Dolan sent all of this information to the operation’s third wheel, Oprea, who would then store away the info and stolen cash in an electronic storage space called a “dump site.” Around 5,000 to 7,500 dollars on average were stolen from every single credit card that the keylogger sapped the info off of. Cezar Butu took some of the stolen data from Oprea and attempted to sell it to other virtual attackers that were looking for an easy fraud attempt. All of this communication was eventually the downfall of the Romanian group as their conversations were found and tracked. Without anything left to do and with plain evidence against them, the Romanians gave up and pleaded guilty. If they ever try to do a similar plan upon their release from prison, perhaps they won’t try to bite off more than they can chew.





8 thoughts on “I’d Like a Sandwich and 10 Million Dollars

  1. I’ve taken note of the recent changes Subway made with their credit card machines. I eat there regularly. Having been a recent victim of fraudulent activity on my credit card, I have been prompted to change the way I go about things entirely. This includes how I pay for things (cash!) where I withdraw my money from, what wireless networks I’m using, what I’m doing on those networks as far as protecting my information, etc.

    Scary to think a company such as this one with as much revenue they generate couldn’t keep their system up to date.
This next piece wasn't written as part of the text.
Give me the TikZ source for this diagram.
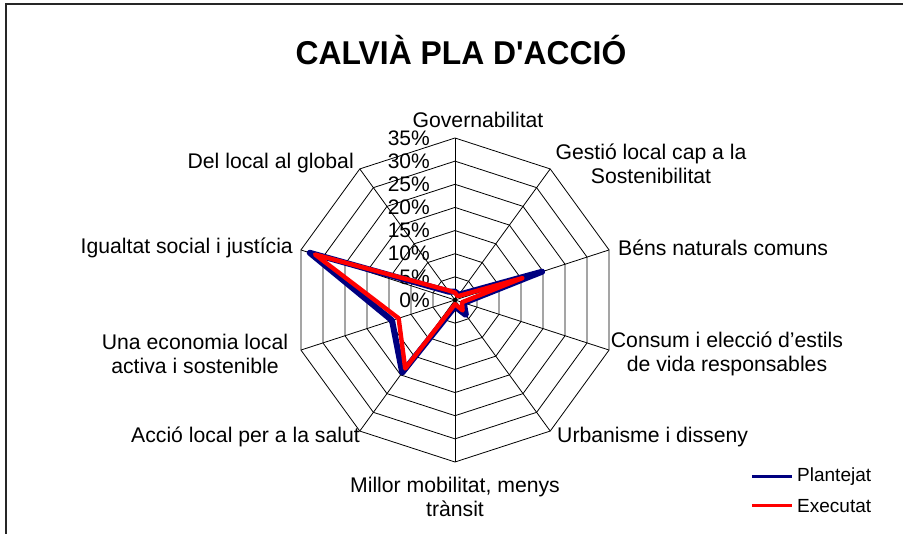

  2. This article was very interesting to me. I found it quite intriguing that the hackers used a key logger on a credit card scanner. I had no idea that a key logger could be used like that. I also find it rather funny that the only reason the hackers were caught was because of inner turmoil.

  3. The big red flag on my mind after reading this article was, “WHY?”. Why didn’t SubWay notice this going on. The amount of time that it took them to take action and fix this problem was also very disturbing. SubWay can’t be the only company with this risk, which makes me wonder where else this is going on, and if I’m currently at an elevated level of risk.

  4. This article struck home with me because of what my family dealt with — my family’s credit card had the same thing happen to it, but we didn’t know the source of where the credit card was “stolen”. It’s defiantly prevalent in today’s society, and it’s just a matter of time before we see more companies become aware that this is an ACTUAL issue in today’s world.

  5. Is it not subways fault for improperly securing their customers? These guys somehow managed to get away with taking $10 million dollars which way beyond satisfying their need. I wonder if they were a little more conservative, would they have gotten away with it. Does this mean that there are people who are less greedy who are getting away with actions like this?

  6. I am very surprised that this issue was not discovered earlier. You would think that with the amount of people that were having fraudulent transactions made with their credit cards someone would have realized that their money was disappearing. And shouldn’t the credit card companies have noticed this when it was happening to 6,000 people over 3 years? This makes me question how protected I really am from an attack like this happening.

  7. So if they were funneling all this money, what would the peoples bank statements list as the source of the charge? was it a separate charge occurring every time they used their card? Was it some sort of monthly charge? I know if I noticed something irregular or odd on my bank statement I would immediately call the bank. On the other hand, if it’s a small charge and is also described as something related to my purchase, I wouldn’t pay any attention to it most of the time.

  8. I’ll have to do more research on this event, since I’d like to know how one partner got a much harsher sentence compared to the other guy. It looked like they played both a major part in the crime.